Паломники и туристы пока едут аккуратные, соблюдающие нормальное человеческое условие «не надо мьюсорить». Помимо глухарей, по сообщению местных, в лесах водятся медведи (по лету не агрессивные), лоси (смотря что в голову взбредет) — последних мы не встречали, однако кучки видели, — волки (приходят по зиме), а также лисы, зайцы, тетерева и т.п. Кабанов нет. Вспомнились слова одного знакомого из Петрозаводска — в ответ на мой вопрос «А есть ли у вас кабаны», он написал «Кабанов нет, одни пьяные москвичи». И это оказалось правдой. В поезде — только «свои» и только с пивом. Придя в этот раз на Воттоваару, а это 30км. от ближайшей деревни, притом деревни небольшой, мы обнаружили в сердце карельской тайги… правильно! Джип с московским номером. (В прошлом году я была здесь позже — в сентябре, потому ни с кем не встретилась.) Правда встреченные нами ребята приехали не пьянствовать, а медитировать. Когда между нами зашел разговор о лесной фауне, они добавили к рассказам местных, что видели росомаху (В Карелии??? — М.З.) и слышали русалок. К сожалению, от меня все русалки разбежались, но птиц я там наслушалась. Еще, кстати, в Ладоге было замечено, что на севере пернатые до сих пор поют, в отличии от Москвы и Урала, откуда я вернулась буквально за день до поездки в Карелию.

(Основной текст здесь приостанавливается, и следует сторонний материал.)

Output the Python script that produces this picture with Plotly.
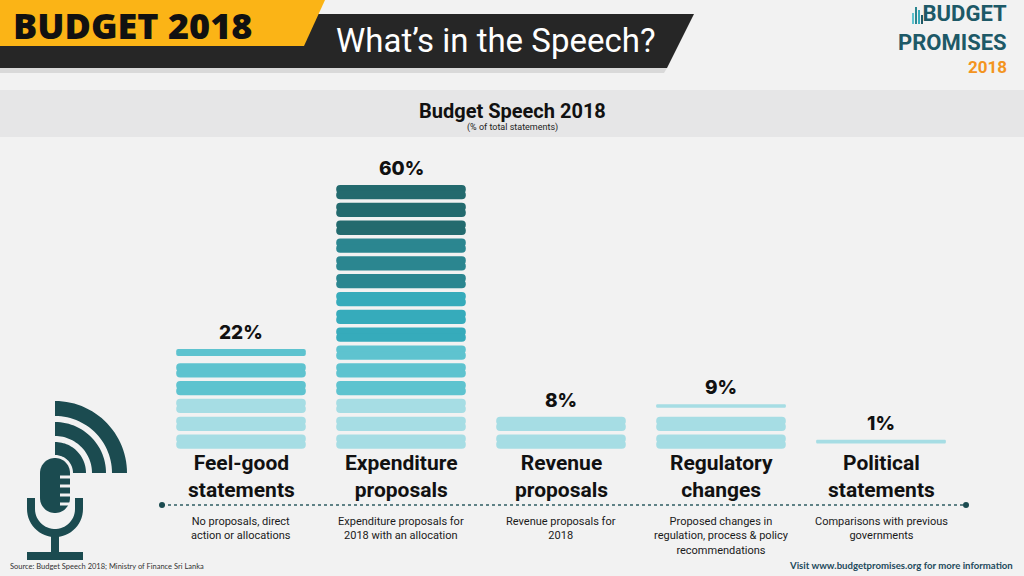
import numpy as np
import plotly.graph_objects as go

CATEGORIES = ['Feel-good statements', 'Expenditure proposals', 'Revenue proposals',
              'Regulatory changes', 'Political statements']
CATEGORY_LABELS = ['Feel-good<br>statements', 'Expenditure<br>proposals', 'Revenue<br>proposals',
                   'Regulatory<br>changes', 'Political<br>statements']
SHARES = [22, 60, 8, 9, 1]  # % of total statements
DESCRIPTIONS = ['No proposals, direct<br>action or allocations',
                'Expenditure proposals for<br>2018 with an allocation',
                'Revenue proposals for<br>2018',
                'Proposed changes in<br>regulation, process & policy<br>recommendations',
                'Comparisons with previous<br>governments']

PILL_STEP = 4      # one pill = 4% of statements
PILL_HALF = 1.6    # half height of a full pill, in % units
PILL_COLOURS = ['#a6dde4', '#5ec3cf', '#36abbb', '#2b8690', '#236a6e']

NARROW = 'Roboto'
BG = '#f2f2f2'
MIC = '#1b4b50'

# plot area in pixels (figure is 1024x576)
L, R, T, B = 161, 961, 152, 455


def px(x):
    return (x - L) / (R - L)


def py(y):
    return (B - y) / (B - T)


def path(points):
    return 'M ' + ' L '.join(f'{px(x):.5f},{py(y):.5f}' for x, y in points) + ' Z'


def arc(cx, cy, r, a0, a1, n=30):
    angles = np.linspace(np.radians(a0), np.radians(a1), n)
    return [(cx + r * np.cos(a), cy - r * np.sin(a)) for a in angles]


def pill_segments(shares):
    """split every share into 4% pills; the last one can be partial"""
    xs, mids, halves, colours, tops = [], [], [], [], []
    for cat, share in zip(CATEGORIES, shares):
        full, rest = divmod(share, PILL_STEP)
        top = 0
        for i in range(full + (1 if rest else 0)):
            half = PILL_HALF if i < full else PILL_HALF * rest / PILL_STEP
            mid = PILL_STEP * i + PILL_STEP / 2
            xs.append(cat)
            mids.append(mid)
            halves.append(half)
            colours.append(PILL_COLOURS[min(i // 3, len(PILL_COLOURS) - 1)])
            top = mid + half
        tops.append(top)
    return xs, mids, halves, colours, tops


xs, mids, halves, colours, tops = pill_segments(SHARES)
overlap = [min(0.3, h * 0.4) for h in halves]  # hides the seam between both halves

fig = go.Figure()
# each pill is two bars meeting in its middle, so both ends get rounded
fig.add_trace(go.Bar(x=xs, y=[h + o for h, o in zip(halves, overlap)],
                     base=[m - o for m, o in zip(mids, overlap)], width=0.81,
                     marker=dict(color=colours, cornerradius=7, line_width=0),
                     hoverinfo='skip'))
fig.add_trace(go.Bar(x=xs, y=[-(h + o) for h, o in zip(halves, overlap)],
                     base=[m + o for m, o in zip(mids, overlap)], width=0.81,
                     marker=dict(color=colours, cornerradius=7, line_width=0),
                     hoverinfo='skip'))

annotations = []
for cat, share, top in zip(CATEGORIES, SHARES, tops):
    annotations.append(dict(x=cat, y=top, xref='x', yref='y', yanchor='bottom', yshift=3,
                            text=f'{share}%', showarrow=False,
                            font=dict(family='Inter, Lato', size=19, color='#111', weight=800)))
for cat, label in zip(CATEGORIES, CATEGORY_LABELS):
    annotations.append(dict(x=cat, y=py(476), xref='x', yref='paper', yanchor='middle',
                            text=label, showarrow=False, align='center',
                            font=dict(family=NARROW, size=21, color='#111', weight=700)))
for cat, desc in zip(CATEGORIES, DESCRIPTIONS):
    annotations.append(dict(x=cat, y=py(513), xref='x', yref='paper', yanchor='top',
                            text=desc, showarrow=False, align='center',
                            font=dict(family=NARROW, size=11, color='#1a1a1a')))

# header and footer texts
extra = [
    dict(x=px(11), y=py(25.5), text='BUDGET 2018', xanchor='left',
         font=dict(family='Open Sans', size=36, color='#111', weight=800)),
    dict(x=px(334), y=py(41), text='What’s in the Speech?', xanchor='left',
         font=dict(family=NARROW, size=33, color='white')),
    dict(x=px(1009), y=py(28), text='BUDGET<br>PROMISES', xanchor='right', align='right',
         font=dict(family=NARROW, size=22, color='#1d5967', weight=700)),
    dict(x=px(1009), y=py(67), text='2018', xanchor='right',
         font=dict(family=NARROW, size=17, color='#f39420', weight=700)),
    dict(x=px(512), y=py(111), text='Budget Speech 2018', xanchor='center',
         font=dict(family=NARROW, size=20, color='#111', weight=700)),
    dict(x=px(512), y=py(128), text='(% of total statements)', xanchor='center',
         font=dict(family=NARROW, size=9, color='#222')),
    dict(x=px(8), y=py(566), text='Source: Budget Speech 2018; Ministry of Finance Sri Lanka',
         xanchor='left', font=dict(family='Lato', size=7.5, color='#333')),
    dict(x=px(1015), y=py(565), text='Visit www.budgetpromises.org for more information',
         xanchor='right', font=dict(family='Lato', size=9.6, color='#1d4a5c', weight=700)),
]
for a in extra:
    a.update(xref='paper', yref='paper', yanchor='middle', showarrow=False)
annotations += extra


def paper_shape(**kw):
    if 'line' not in kw:
        kw['line_width'] = 0
    return dict(xref='paper', yref='paper', **kw)


shapes = [
    # grey title band
    paper_shape(type='rect', x0=px(0), x1=px(1024), y0=py(137), y1=py(90),
                fillcolor='#e6e6e7', layer='below'),
    # header banners
    paper_shape(type='path', path=path([(0, 68), (667, 68), (664, 73), (0, 73)]),
                fillcolor='#d9d9d9'),
    paper_shape(type='path', path=path([(0, 14), (694, 14), (667, 68), (0, 68)]),
                fillcolor='#262626'),
    paper_shape(type='path', path=path([(0, 0), (325, 0), (304, 46), (0, 46)]),
                fillcolor='#fbb416'),
    # dotted divider
    paper_shape(type='line', x0=px(162), x1=px(966), y0=py(505), y1=py(505),
                line=dict(color='#2f5e63', width=1.3, dash='dot')),
]
for cx in (162, 966):
    shapes.append(paper_shape(type='circle', x0=px(cx - 3), x1=px(cx + 3), y0=py(508),
                              y1=py(502), fillcolor=MIC))

# logo bars
for i, (top, col) in enumerate(zip([15, 9, 12, 17], ['#5ec3cf', '#2b8690', '#36abbb', '#1d5967'])):
    x0 = 912 + i * 3
    shapes.append(paper_shape(type='rect', x0=px(x0), x1=px(x0 + 2), y0=py(24), y1=py(top - 2),
                              fillcolor=col))

# microphone icon
cx, cy = 55, 473
for r_out, r_in in [(72, 57), (51, 37), (31, 18)]:
    ring = arc(cx, cy, r_out, 90, 0) + arc(cx, cy, r_in, 0, 90)
    shapes.append(paper_shape(type='path', path=path(ring), fillcolor=MIC))
capsule = arc(55, 473, 15, 180, 0) + arc(55, 498, 15, 0, -180)
shapes.append(paper_shape(type='path', path=path(capsule), fillcolor=MIC))
for ny in [477, 486, 495, 504]:
    shapes.append(paper_shape(type='rect', x0=px(60), x1=px(71), y0=py(ny + 1.5),
                              y1=py(ny - 1.5), fillcolor=BG))
holder = ([(27, 498), (27, 509)] + arc(55, 509, 28, 180, 360) + [(83, 498), (75, 498)]
          + arc(55, 509, 20, 360, 180) + [(35, 498)])
shapes.append(paper_shape(type='path', path=path(holder), fillcolor=MIC))
shapes.append(paper_shape(type='rect', x0=px(51), x1=px(59), y0=py(553), y1=py(536),
                          fillcolor=MIC))
shapes.append(paper_shape(type='rect', x0=px(27), x1=px(83), y0=py(560), y1=py(552),
                          fillcolor=MIC))

fig.update_layout(
    width=1024, height=576,
    margin=dict(l=L, r=1024 - R, t=T, b=576 - B),
    paper_bgcolor=BG, plot_bgcolor=BG,
    barmode='overlay', showlegend=False,
    annotations=annotations, shapes=shapes,
)
fig.update_xaxes(type='category', categoryorder='array', categoryarray=CATEGORIES,
                 range=[-0.5, len(CATEGORIES) - 0.5], showticklabels=False,
                 showgrid=False, zeroline=False, showline=False, ticks='')
fig.update_yaxes(range=[-1, 67], visible=False)

fig.write_html('out.html', config={'displayModeBar': False},
               post_script="document.body.style.margin='0';")
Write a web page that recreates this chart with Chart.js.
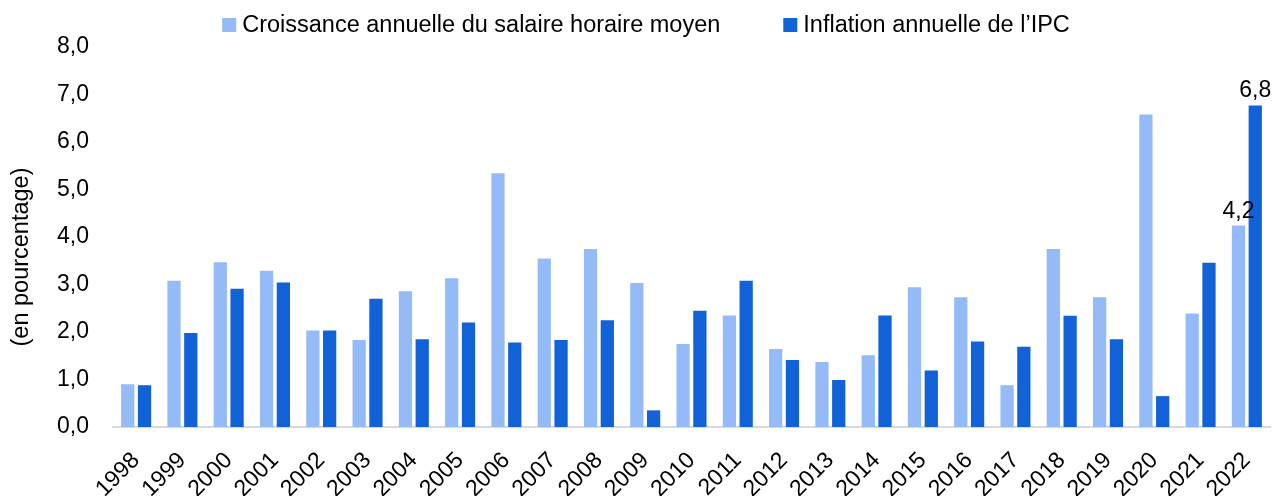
<!DOCTYPE html>
<html>
<head>
<meta charset="utf-8">
<script src="https://cdn.jsdelivr.net/npm/chart.js@4/dist/chart.umd.min.js"></script>
<style>
html,body{margin:0;padding:0;background:#fff;}
#wrap{width:1281px;height:496px;position:relative;}
</style>
</head>
<body>
<div id="wrap"><canvas id="c" width="1281" height="496"></canvas></div>
<script>
const years = ["1998","1999","2000","2001","2002","2003","2004","2005","2006","2007","2008","2009","2010","2011","2012","2013","2014","2015","2016","2017","2018","2019","2020","2021","2022"];
const wageGrowth = [0.90,3.08,3.47,3.29,2.03,1.83,2.86,3.13,5.34,3.55,3.75,3.03,1.75,2.35,1.64,1.37,1.51,2.94,2.73,0.88,3.75,2.73,6.58,2.39,4.24];
const cpiInflation = [0.88,1.98,2.91,3.04,2.03,2.70,1.85,2.20,1.78,1.83,2.25,0.35,2.45,3.08,1.41,0.99,2.35,1.19,1.80,1.69,2.34,1.85,0.65,3.46,6.77];
const seriesNames = ["Croissance annuelle du salaire horaire moyen","Inflation annuelle de l\u2019IPC"];
const seriesColors = ['#94bbf7', '#1161d7'];
const yTicks = [0,1,2,3,4,5,6,7,8];
const yTitle = '(en pourcentage)';
const labelledIndex = 24;

const FONT = "'Liberation Sans', Arial, sans-serif";
const fmt = v => v.toFixed(1).replace('.', ',');

const valueLabels = {
  id: 'valueLabels',
  afterDatasetsDraw(chart) {
    const ctx = chart.ctx;
    ctx.save();
    ctx.font = "23px " + FONT;
    ctx.fillStyle = "#000";
    ctx.textAlign = "center";
    ctx.textBaseline = "alphabetic";
    chart.data.datasets.forEach((ds, di) => {
      const el = chart.getDatasetMeta(di).data[labelledIndex];
      ctx.fillText(fmt(ds.data[labelledIndex]), el.x, el.y - 8);
    });
    ctx.restore();
  }
};

// Legend and rotated axis title drawn as canvas text
const legendAndTitle = {
  id: 'legendAndTitle',
  afterDraw(chart) {
    const ctx = chart.ctx;
    ctx.save();
    ctx.font = "23.5px " + FONT;
    ctx.fillStyle = "#000";
    ctx.textBaseline = "middle";
    ctx.textAlign = "left";
    const box = 14, gapBox = 6, gapItem = 63, cy = 25;
    const widths = chart.data.datasets.map(d => ctx.measureText(d.label).width);
    const total = widths.reduce((a, w) => a + box + gapBox + w, 0) + gapItem * (widths.length - 1);
    let x = 646 - total / 2;
    chart.data.datasets.forEach((d, i) => {
      ctx.fillStyle = d.backgroundColor;
      ctx.fillRect(x, cy - box / 2, box, box);
      ctx.fillStyle = "#000";
      ctx.fillText(d.label, x + box + gapBox, cy + 1);
      x += box + gapBox + widths[i] + gapItem;
    });
    // y-axis title
    const ca = chart.chartArea;
    ctx.translate(22, (ca.top + ca.bottom) / 2 + 20);
    ctx.rotate(-Math.PI / 2);
    ctx.textAlign = "center";
    ctx.fillText(yTitle, 0, 0);
    ctx.restore();
  }
};

new Chart(document.getElementById('c'), {
  type: 'bar',
  data: {
    labels: years,
    datasets: [
      { label: seriesNames[0], data: wageGrowth, backgroundColor: seriesColors[0], categoryPercentage: 0.725, barPercentage: 0.79 },
      { label: seriesNames[1], data: cpiInflation, backgroundColor: seriesColors[1], categoryPercentage: 0.725, barPercentage: 0.79 }
    ]
  },
  options: {
    responsive: false,
    animation: false,
    layout: { padding: { left: 0, right: 11, top: 47, bottom: 0 } },
    plugins: {
      legend: { display: false },
      tooltip: { enabled: false }
    },
    scales: {
      x: {
        grid: { display: false },
        border: { display: true, color: '#d9d9d9', width: 2 },
        ticks: {
          font: { family: FONT, size: 23 },
          color: '#000',
          autoSkip: false,
          minRotation: 45,
          maxRotation: 45,
          padding: 12
        },
        afterFit(s) { s.height = 69; }
      },
      y: {
        min: 0, max: 8,
        afterBuildTicks(s) { s.ticks = yTicks.map(v => ({ value: v })); },
        grid: { display: false },
        border: { display: false },
        ticks: {
          font: { family: FONT, size: 23 },
          color: '#000',
          padding: 16,
          callback: v => fmt(v)
        },
        afterFit(s) { s.width = 113; }
      }
    }
  },
  plugins: [valueLabels, legendAndTitle]
});
</script>
</body>
</html>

Почти «необыкновенный концерт» (необыкновенный для нас, разумеется, а не для местных) состоялся ночью на Воттовааре. Дежурство мое проходило с 11 вечера до 3 утра, после чего просыпался мой спутник. Ночь стояла удивительная. Почти не темнело, воздух был наполнен непонятными запахами и звуками. Все болотца и озерца на месте древнейших кратеров оказались заселены какой-то живностью, которая общалась, перемещалась, плюхалась в воду, пищала, пела — в общем проявляла себя максимально активно. Оставалось внимать этой «атмосфере» и радоваться, что здесь не водится выпь. Единственное, что действительно насторожило — около половины первого ночи в течении секунд двадцати я слышала игру двух варганов. В данном случае имело место очень необычное для манеры исполнения на этом инструменте голосоведение — в своем совместном звучании дуэт «лунных арф», как их еще называют, по принципу чем-то напомнил средневековый двухголосный органум «нота против ноты». Если это были местные — уж точно не аборигены, можно было бы предположить, что «экстрасенсы», — то почему тогда игра длилась столь недолго? На бубне они днем и то минут 15 импровизировали. И потом — я в состоянии отличить вдохновенное камлание дилетанта от профессиональной игры, которая бывает не только у «человека с корочкой», но и у народного мастера-самоучки. В данном случае это не было ни вторым, ни, тем более, первым. Если это было слуховой галлюцинацией — почему никогда ранее подобного не случалось? Мои уши — мой хлеб. В общем, когда я днем рассказала об этом паломникам, они ответили «Да тут иногда целые симфонии на варганах исполняют, в стиле Баха», после чего я окончательно убедилась в их невиновности, так как ночная импровизация не имела ни симфонической формы, ни баховской фактуры. Вот такой странный случай. Все-таки я эмпирик и хотелось бы найти этому объяснение.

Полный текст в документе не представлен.